I have a different model. It’s  an old-fashioned model. In my model, prosperity is driven by productivity. Productivity comes from not spending–from saving, as long as the saving isn’t artificially encouraged to flow into the pet projects of the powerful. We had some real productivity over the last 30 years. The venture capital funded some incredible innovations that made us much more productive. But not everything worked perfectly well. It never does. So there were those who sought to improve what was imperfect. For example, the home ownership rate stagnated during the 1980’s causing alarm that the gains from prosperity weren’t being equally shared. What people forgot was that the divorce rate rose during the 1980’s–a lot of couples who had shared a house were now split into typically a renter and an owner. This lowered the home ownership rate but said nothing about the affordability of houses [3]. But a bootlegger and baptist coalition emerged in the 1990s. The bootleggers were the realtors and the National Association of Home Builders. The politicians sprang into action to “fix” a “problem.” The real problem was demographic not economic and the fix actually ended up destroying the housing market for five years and counting.

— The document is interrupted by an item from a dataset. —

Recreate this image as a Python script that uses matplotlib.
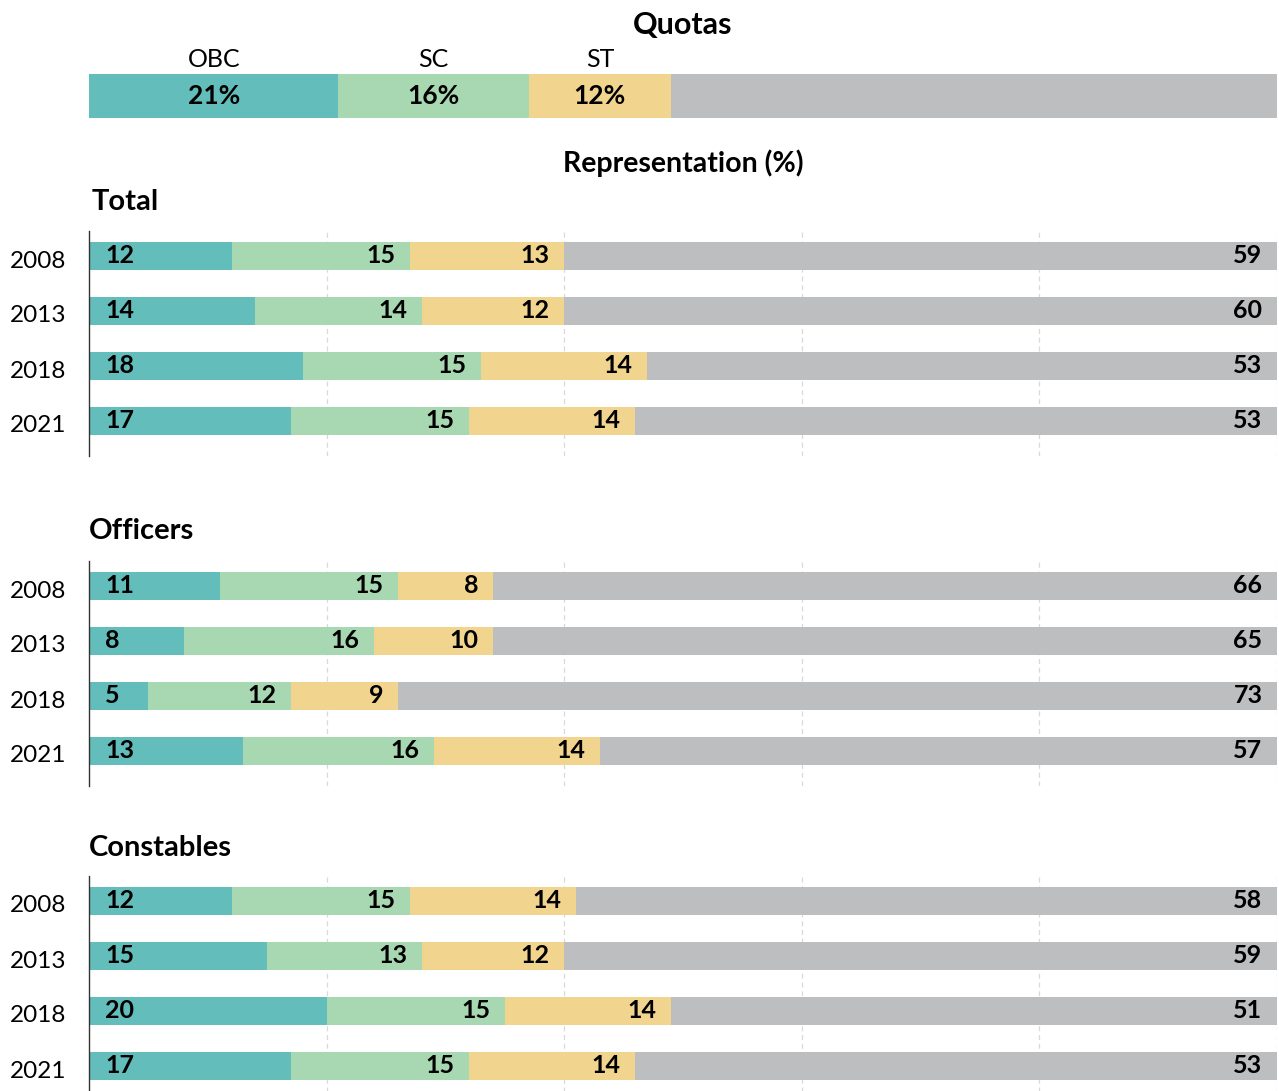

There is more to the story of course. There was erratic monetary policy that served intentionally or not, the growth in home ownership and the increase in the price of housing, an increase that began in 1995, when the policies to increase home ownership began to take effect.

And the banks and the investment banks messed things up as well, particularly in housing.

To get back to prosperity, we need to let the housing and financial markets heal. We need to stop trying to manipulate the housing market and the financial sector. We have to let banks fail now and then, especially those who lend to fund reckless investments [4]. As the Hayek character says in The Fight of the Century [5]: Give us a chance so we can discover/The most valuable ways to serve one another.